A Guide to Jon Kvassay’s Body of Work
The time with our fifth artist resident Jon Kvassay came to a conclusion at the end of April. He started his journey with us on February 1st, where he put his head down and got to work on his proposed body of paintings. This guide will be slightly different, in that the guide will be to his body of work as a whole, rather than his individual works. Read on if you want more context for his body of work and process.
Firstly, the titles of each work in the slide show as they appear are as follows: Bound, Big Wins, Open Space, Survivalism, Panthers, Alone with Friends, and Cosmic.
One of the main keys to understanding Jon’s work is to know context to his life. He was born in California and spent his childhood within some of the desert landscapes of the west coast of the US. Similar to one of our previous residents Elizabeth Lax’s strategies, Jon’s work examines nostalgic memories and landscapes from his childhood. In critiques he would talk about missing the deserts of California and some specific stories of a family property there. This explains aspects of desert landscapes that appear in not just the body of work he made for feverdream, but a large number of his works in general. Some of the aspects included are desert rocks and vegetation, and desert-dwelling animals.
Within these landscapes he will sometimes hide clues of “modernity” like plant pots, and coffee mugs such as in Survivalism. And in addition to this he will include moments of the supernatural— in almost all of his works there are planet-like forms in the “skies” which he referred to as orbs or a supernatural order. This could lend the viewer to believe that his paintings are a space where multiple levels or natural reality and supernatural reality meet: where the fossils of animals past meet animals fighting for survival in the here and now, surrounded by both banal objects of the home and supernatural phenomena.
Animals fighting is a theme among this series. These animals are always in one way or another fighting snakes—a common symbol in the western world for treachery and evil. Sometimes the snake is winning, sometimes it is not. Sometimes predators are entangled, sometimes it’s prey. In all but one (Cosmic) there is a fossil of a dinosaur serving as a sort of memento mori, or reminder of death and mortality. Regardless, there is always struggle, and the viewer can really read personally into the work.
Another interesting aspect of Jon’s approach to artmaking to note, is that it is garnered by rules. His work always has a bold singular color that flattens the plane of his work. The instincts of his design and illustration background show through in how clearly he renders things in plain view. He utilizes only closed compositions in this work: nothing touches the edge of the canvas, everything is contained. These rules of his, in how they manifest in a formal sense leads to his work feeling taxonomical, like a taxidermist pinning delicate butterflies into a display case for examination. He is delicate and deliberate with his compositions and subjects.

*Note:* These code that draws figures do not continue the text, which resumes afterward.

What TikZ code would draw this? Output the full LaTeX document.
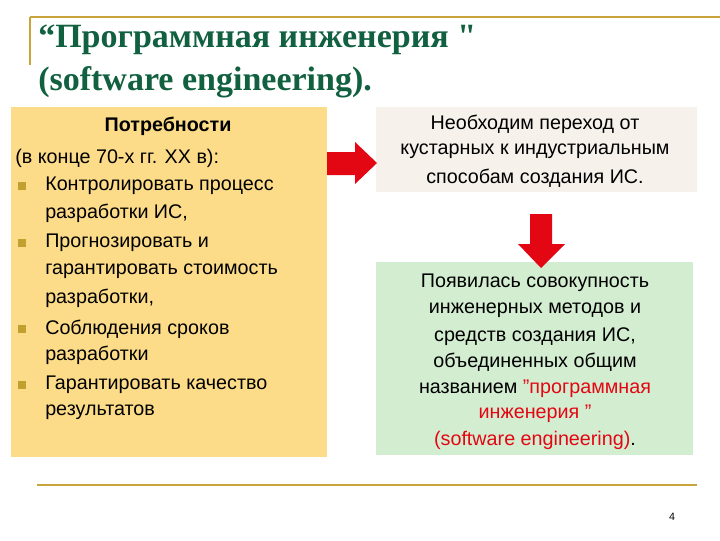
\documentclass[tikz,border=0pt]{standalone}
\usepackage{fontspec}
\setmainfont{Liberation Sans}
\newfontfamily\titlefont{Liberation Serif}
\begin{document}
\begin{tikzpicture}[x=0.75pt,y=-0.75pt,
  txt/.style={inner sep=0pt,font=\fontsize{14.8}{17}\selectfont},
  bul/.style={fill=bulc,minimum size=5.5pt,inner sep=0pt},
  gold/.style={draw=goldc,line width=2pt}]
\definecolor{goldc}{HTML}{C9A43A}
\definecolor{bulc}{HTML}{C2A030}
\definecolor{ttl}{HTML}{11603F}
\definecolor{yel}{HTML}{FCDC88}
\definecolor{beig}{HTML}{F6F2EB}
\definecolor{grn}{HTML}{D3EDD1}
\definecolor{rd}{HTML}{E30613}
\useasboundingbox (0,0) rectangle (720,540);
\draw[gold] (30,17) -- (720,17);
\draw[gold] (30,17) -- (30,65);
\draw[gold] (37,485) -- (697,485);
\node[anchor=west,inner sep=0pt,text=ttl,font=\titlefont\bfseries\fontsize{25.5}{30}\selectfont] (t1) at (38,40) {“Программная инженерия \char34};
\node[anchor=west,inner sep=0pt,text=ttl,font=\titlefont\bfseries\fontsize{25.5}{30}\selectfont] (t2) at (38,82) {(software engineering).};
\fill[yel] (11,107) rectangle (327,457);
\fill[beig] (376,107) rectangle (697,192);
\fill[grn] (376,262) rectangle (693,455);
\node[txt,font=\bfseries\fontsize{14.8}{17}\selectfont] (p0) at (168,126) {Потребности};
\node[txt,anchor=west] (p1) at (15,158) {(в конце 70-х гг. XX в):};
\foreach \y/\t/\b in {186/{Контролировать процесс}/1,213/{разработки ИС,}/0,243/{Прогнозировать и}/1,271/{гарантировать стоимость}/0,298/{разработки,}/0,329/{Соблюдения сроков}/1,355/{разработки}/0,385/{Гарантировать качество}/1,412/{результатов}/0}{
  \node[txt,anchor=west] at (45,\y) {\t};
  \ifnum\b=1 \node[bul] at (22,\y) {};\fi
}
\node[txt] at (535,124) {Необходим переход от};
\node[txt] at (535,151) {кустарных к индустриальным};
\node[txt] at (535,178) {способам создания ИС.};
\node[txt] at (535,283) {Появилась совокупность};
\node[txt] at (535,310) {инженерных методов и};
\node[txt] at (535,337) {средств создания ИС,};
\node[txt] at (535,362) {объединенных общим};
\node[txt] at (535,389) {названием \textcolor{rd}{\char34 программная}};
\node[txt,text=rd] at (535,414) {инженерия \char34};
\node[txt] at (535,440) {\textcolor{rd}{(software engineering)}.};
\fill[rd] (327,152) -- (355,152) -- (355,142) -- (377,163) -- (355,184) -- (355,175) -- (327,175) -- cycle;
\fill[rd] (530,214) -- (552,214) -- (552,244) -- (565,244) -- (541,268) -- (518,244) -- (530,244) -- cycle;
\node[inner sep=0pt,font=\fontsize{8}{9}\selectfont] (pg) at (672,517) {4};
\end{tikzpicture}
\end{document}
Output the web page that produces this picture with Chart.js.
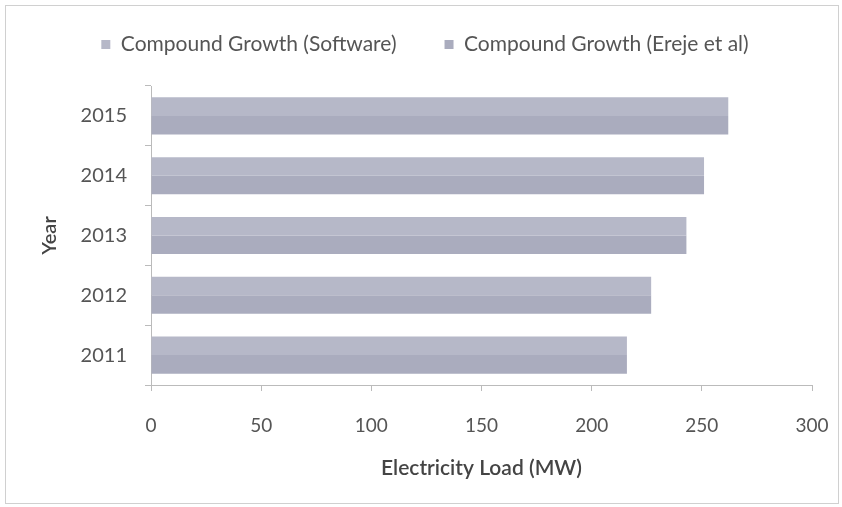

Probably the most striking moment in critique with Jon was when it was brought up what really separates him from the other residents: every viewer is going to have a different favorite work in this series. While with other residents and the variety of aesthetics they explored, usually one painting would stand out among the others in their respective bodies of work as representing what they were striving for best. This is not the case with Jon. What sticks out to any viewer is going to be specific to each viewer.
And lastly, one small thing to consider is how the viewer may seen Jon in his own work given the context. There are similarities between himself and the potted succulents out of their native desert habitat, living in the trappings of modernity.